On December 1, 2000, the Endeavour Shuttle STS-97 (ISS program, flight 4A) started; on December 2 it was docked to the docking assembly of the U.S. Unity module. At the moment of the orbiter docking to the ISS complex the Progress M1-4 vehicle was in autonomous flight. Through December 8 the Endeavour crew implemented the program of work planned within the STS-97 flight: delivered to the complex and mounted the truss with two panels of solar arrays to improve the station power supply before arrival of the U.S. Destiny laboratory to the station. On December 8, after opening of the transfer hatch to the Russian Zvezda service module the meeting of two crews - the ISS on-orbit complex crew and the Endeavour orbiter crew - took place; then joint activities began on transfer of delivered cargoes to the ISS. The on-orbit complex of about 187 t in mass functioned in the configuration: Soyuz TM-31 - Zvezda - Zarya - Unity - Endeavour. On December 12, 2000 The Endeavour Shuttle performed successful landing.

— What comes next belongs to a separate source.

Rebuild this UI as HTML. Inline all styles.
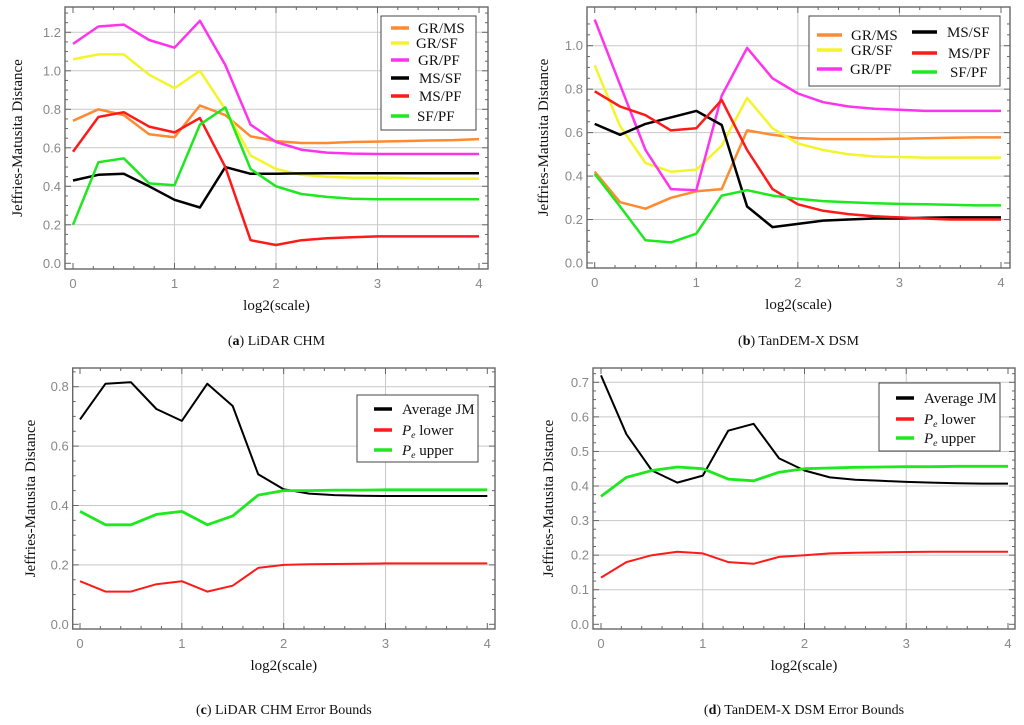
<!DOCTYPE html>
<html><head><meta charset="utf-8"><style>
body{margin:0;background:#fff;width:1024px;height:725px;overflow:hidden}
svg{display:block}
</style></head><body>
<svg id="fig" width="1024" height="725" xmlns="http://www.w3.org/2000/svg"></svg>
<script>
const xVals=[0,0.25,0.5,0.75,1,1.25,1.5,1.75,2,2.25,2.5,2.75,3,3.25,3.5,3.75,4];
const xTicks=[0,1,2,3,4];
// Panel a
const aGRMS=[0.74,0.80,0.77,0.67,0.655,0.82,0.77,0.66,0.635,0.625,0.625,0.63,0.632,0.635,0.638,0.64,0.645];
const aGRSF=[1.06,1.085,1.085,0.98,0.91,1.0,0.80,0.56,0.49,0.46,0.45,0.445,0.445,0.443,0.44,0.44,0.44];
const aGRPF=[1.14,1.23,1.24,1.16,1.12,1.26,1.03,0.72,0.63,0.59,0.575,0.57,0.568,0.568,0.568,0.568,0.568];
const aMSSF=[0.43,0.46,0.465,0.40,0.33,0.29,0.50,0.465,0.465,0.467,0.468,0.468,0.468,0.468,0.468,0.468,0.468];
const aMSPF=[0.58,0.76,0.785,0.71,0.68,0.755,0.50,0.12,0.095,0.12,0.13,0.135,0.14,0.14,0.14,0.14,0.14];
const aSFPF=[0.20,0.525,0.545,0.415,0.405,0.72,0.81,0.49,0.40,0.36,0.345,0.335,0.333,0.333,0.333,0.333,0.333];
const aYTicks=[0,0.2,0.4,0.6,0.8,1.0,1.2];
// Panel b
const bGRMS=[0.42,0.28,0.25,0.30,0.33,0.34,0.61,0.59,0.575,0.57,0.57,0.57,0.572,0.574,0.576,0.578,0.578];
const bGRSF=[0.91,0.63,0.46,0.42,0.43,0.54,0.76,0.62,0.55,0.52,0.50,0.49,0.488,0.485,0.485,0.485,0.485];
const bGRPF=[1.12,0.82,0.52,0.34,0.335,0.77,0.99,0.85,0.78,0.74,0.72,0.71,0.705,0.70,0.70,0.70,0.70];
const bMSSF=[0.64,0.59,0.64,0.67,0.70,0.635,0.26,0.165,0.18,0.195,0.20,0.205,0.205,0.208,0.21,0.21,0.21];
const bMSPF=[0.79,0.72,0.68,0.61,0.62,0.75,0.52,0.34,0.27,0.24,0.225,0.215,0.21,0.205,0.20,0.20,0.20];
const bSFPF=[0.41,0.26,0.105,0.095,0.135,0.31,0.335,0.31,0.295,0.285,0.28,0.275,0.272,0.27,0.268,0.265,0.265];
const bYTicks=[0,0.2,0.4,0.6,0.8,1.0];
// Panel c
const cAvg=[0.69,0.81,0.815,0.725,0.685,0.81,0.735,0.505,0.455,0.44,0.435,0.433,0.432,0.432,0.432,0.432,0.432];
const cLow=[0.145,0.11,0.11,0.135,0.145,0.11,0.13,0.19,0.20,0.202,0.203,0.204,0.205,0.205,0.205,0.205,0.205];
const cUp=[0.38,0.335,0.335,0.37,0.38,0.335,0.365,0.435,0.45,0.45,0.452,0.452,0.453,0.453,0.453,0.453,0.453];
const cYTicks=[0,0.2,0.4,0.6,0.8];
// Panel d
const dAvg=[0.72,0.55,0.445,0.41,0.43,0.56,0.58,0.48,0.445,0.425,0.418,0.415,0.412,0.41,0.408,0.407,0.407];
const dLow=[0.135,0.18,0.20,0.21,0.205,0.18,0.175,0.195,0.20,0.205,0.207,0.208,0.209,0.21,0.21,0.21,0.21];
const dUp=[0.37,0.425,0.445,0.455,0.45,0.42,0.415,0.44,0.45,0.452,0.454,0.455,0.456,0.456,0.457,0.457,0.457];
const dYTicks=[0,0.1,0.2,0.3,0.4,0.5,0.6,0.7];

const NS="http://www.w3.org/2000/svg";
const svg=document.getElementById('fig');
function mk(tag,attrs,parent){const e=document.createElementNS(NS,tag);for(const k in attrs)e.setAttribute(k,attrs[k]);(parent||svg).appendChild(e);return e;}

function panel(p){
  const g=mk('g',{});
  
  
  const sx=v=>p.x0px+(v-0)*(p.x4px-p.x0px)/4;
  const sy=v=>p.y0px-(v-0)*(p.y0px-p.yTpx)/p.yTv;
  xTicks.forEach(t=>{if(t>0&&t<4){const l=mk('line',{x1:sx(t),x2:sx(t),y1:p.fy1,y2:p.fy2,stroke:'#c8c8c8','stroke-width':1},g);}});
  p.yTicks.forEach(t=>{if(t>0){const l=mk('line',{x1:p.fx1,x2:p.fx2,y1:sy(t),y2:sy(t),stroke:'#c8c8c8','stroke-width':1},g);}});
  for(let v=0;v<=4.001;v+=0.2){const x=sx(v);const mj=Math.abs(v-Math.round(v))<0.01;mk('line',{x1:x,x2:x,y1:p.fy2,y2:p.fy2-(mj?6:3),stroke:'#666'},g);mk('line',{x1:x,x2:x,y1:p.fy1,y2:p.fy1+(mj?6:3),stroke:'#666'},g);}
  const step=p.yTicks[1]/4;
  for(let v=0;v<=p.yTv*1.12;v+=step){const y=sy(v);if(y<p.fy1)break;const major=Math.abs(v/p.yTicks[1]-Math.round(v/p.yTicks[1]))<0.01;mk('line',{x1:p.fx1,x2:p.fx1+(major?6:3),y1:y,y2:y,stroke:'#666'},g);mk('line',{x1:p.fx2,x2:p.fx2-(major?6:3),y1:y,y2:y,stroke:'#666'},g);}
  const fr=mk('rect',{x:p.fx1,y:p.fy1,width:p.fx2-p.fx1,height:p.fy2-p.fy1,fill:'none',stroke:'#666','stroke-width':1.4},g);
  
  xTicks.forEach(t=>{const tx=mk('text',{x:sx(t),y:p.fy2+19,'text-anchor':'middle','font-family':'Liberation Sans, sans-serif','font-size':13,fill:'#888'},g);tx.textContent=t;});
  p.yTicks.forEach(t=>{const tx=mk('text',{x:p.fx1-4,y:sy(t)+4.5,'text-anchor':'end','font-family':'Liberation Sans, sans-serif','font-size':13,fill:'#888'},g);tx.textContent=t.toFixed(1);});
  p.series.forEach(s=>{const d=s.data.map((v,i)=>(i?'L':'M')+sx(xVals[i]).toFixed(1)+','+sy(v).toFixed(1)).join('');const pa=mk('path',{d:d,fill:'none',stroke:s.color,'stroke-width':s.w||2.5,'stroke-linejoin':'round'},g);});
  const xt=mk('text',{x:(p.fx1+p.fx2)/2,y:p.fy2+41,'text-anchor':'middle','font-family':'Liberation Serif, serif','font-size':15,fill:'#111'},g);xt.textContent='log2(scale)';
  const yt=mk('text',{x:0,y:0,transform:`translate(${p.ytx},${(p.fy1+p.fy2)/2}) rotate(-90)`,'text-anchor':'middle','font-family':'Liberation Serif, serif','font-size':15,fill:'#111'},g);yt.textContent='Jeffries-Matusita Distance';
  const cap=mk('text',{x:(p.fx1+p.fx2)/2,y:p.capy,'text-anchor':'middle','font-family':'Liberation Serif, serif','font-size':14,fill:'#111'},g);
  const t1=mk('tspan',{},cap);t1.textContent='(';const t2=mk('tspan',{'font-weight':'bold'},cap);t2.textContent=p.id;const t3=mk('tspan',{},cap);t3.textContent=') '+p.caption;
  
  const L=p.legend;
  const lg=mk('g',{},g);
  mk('rect',{x:L.x,y:L.y,width:L.w,height:L.h,fill:'#fff',stroke:'#444','stroke-width':1},lg);
  L.items.forEach(it=>{const s=p.series.find(q=>q.key===it.key);const e=mk('g',{},lg);
    mk('line',{x1:it.lx,x2:it.lx+it.lw,y1:it.y,y2:it.y,stroke:s.color,'stroke-width':3.5},e);
    const tx=mk('text',{x:it.tx,y:it.y+5,'font-family':'Liberation Serif, serif','font-size':L.fs,fill:'#111'},e);
    if(it.pe){const a=mk('tspan',{'font-style':'italic'},tx);a.textContent='P';const bb=mk('tspan',{'font-style':'italic','font-size':L.fs*0.65,dy:3},tx);bb.textContent='e';const c=mk('tspan',{dy:-3},tx);c.textContent=' '+it.label;}
    else tx.textContent=it.label;});
}
const O='#ff8a30',Y='#f4f42a',M='#ff33ee',K='#000',R='#ff1a1a',G='#1ee81e';
panel({id:'a',caption:'LiDAR CHM',x0px:73,x4px:479,y0px:263.3,yTpx:32.3,yTv:1.2,yTicks:aYTicks,fx1:65,fx2:488,fy1:7,fy2:269,ytx:22,capy:345,
 series:[{key:'gr-ms',data:aGRMS,color:O},{key:'gr-sf',data:aGRSF,color:Y},{key:'gr-pf',data:aGRPF,color:M},{key:'ms-sf',data:aMSSF,color:K},{key:'ms-pf',data:aMSPF,color:R},{key:'sf-pf',data:aSFPF,color:G}],
 legend:{x:381,y:16,w:95,h:114,fs:15,items:[{key:'gr-ms',label:'GR/MS',y:28,lx:391,lw:18,tx:418},{key:'gr-sf',label:'GR/SF',y:43,lx:391,lw:18,tx:416},{key:'gr-pf',label:'GR/PF',y:60,lx:391,lw:18,tx:418},{key:'ms-sf',label:'MS/SF',y:78,lx:391,lw:18,tx:419},{key:'ms-pf',label:'MS/PF',y:96,lx:391,lw:18,tx:419},{key:'sf-pf',label:'SF/PF',y:116,lx:391,lw:18,tx:417}]}});
panel({id:'b',caption:'TanDEM-X DSM',x0px:594.7,x4px:1001,y0px:263,yTpx:45.7,yTv:1.0,yTicks:bYTicks,fx1:587,fx2:1010,fy1:7,fy2:268,ytx:548,capy:345,
 series:[{key:'gr-ms',data:bGRMS,color:O},{key:'gr-sf',data:bGRSF,color:Y},{key:'gr-pf',data:bGRPF,color:M},{key:'ms-sf',data:bMSSF,color:K},{key:'ms-pf',data:bMSPF,color:R},{key:'sf-pf',data:bSFPF,color:G}],
 legend:{x:809,y:16,w:191,h:70,fs:15,items:[{key:'gr-ms',label:'GR/MS',y:35,lx:817,lw:25,tx:851},{key:'gr-sf',label:'GR/SF',y:50,lx:817,lw:25,tx:851},{key:'gr-pf',label:'GR/PF',y:69,lx:817,lw:25,tx:850},{key:'ms-sf',label:'MS/SF',y:32,lx:912,lw:25,tx:947},{key:'ms-pf',label:'MS/PF',y:53,lx:912,lw:25,tx:948},{key:'sf-pf',label:'SF/PF',y:72,lx:912,lw:25,tx:950}]}});
panel({id:'c',caption:'LiDAR CHM Error Bounds',x0px:80,x4px:487.3,y0px:624.3,yTpx:386.7,yTv:0.8,yTicks:cYTicks,fx1:72.7,fx2:495,fy1:368,fy2:629,ytx:35,capy:714,
 series:[{key:'average-jm',data:cAvg,color:K,w:2},{key:'pe-lower',data:cLow,color:R,w:2},{key:'pe-upper',data:cUp,color:G,w:2.8}],
 legend:{x:357,y:395,w:121,h:67,fs:15,items:[{key:'average-jm',label:'Average JM',y:409,lx:374,lw:18,tx:402},{key:'pe-lower',label:'lower',y:430,lx:374,lw:18,tx:402,pe:1},{key:'pe-upper',label:'upper',y:450,lx:374,lw:18,tx:402,pe:1}]}});
panel({id:'d',caption:'TanDEM-X DSM Error Bounds',x0px:601,x4px:1008,y0px:624.3,yTpx:382.3,yTv:0.7,yTicks:dYTicks,fx1:593,fx2:1015,fy1:368,fy2:629,ytx:553,capy:714,
 series:[{key:'average-jm',data:dAvg,color:K,w:2},{key:'pe-lower',data:dLow,color:R,w:2},{key:'pe-upper',data:dUp,color:G,w:2.8}],
 legend:{x:879,y:383,w:121,h:68,fs:15,items:[{key:'average-jm',label:'Average JM',y:398,lx:896,lw:18,tx:924},{key:'pe-lower',label:'lower',y:419,lx:896,lw:18,tx:924,pe:1},{key:'pe-upper',label:'upper',y:438,lx:896,lw:18,tx:924,pe:1}]}});
</script>
</body></html>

On February 8, 2001 the Space Shuttle Atlantis STS-98 (ISS program, flight 5A) was launched. On February 9 it docked to the ISS. The crew consisted of NASA astronauts, i.e. Kenneth Cockrell (commander), Mark Polansky (pilot), Robert Curbeam, Marsha Ivens and Thomas Jones (mission specialists). The Atlantis crew delivered and docked the Laboratory module Destiny, as well as delivered water, air food supplies and equipment for the Expedition I crew (ISS-1) to the station.
On February 16 the Atlantis crew performed undocking, and on February 20 successfully landed.
The complex consisting of the Souyz TM-31 manned vehicle, Russian Service Module Zvezda, Functional Cargo Block Zarya, U.S. modules Unity and Destiny was formed in orbit. The Station mass was about 105 t.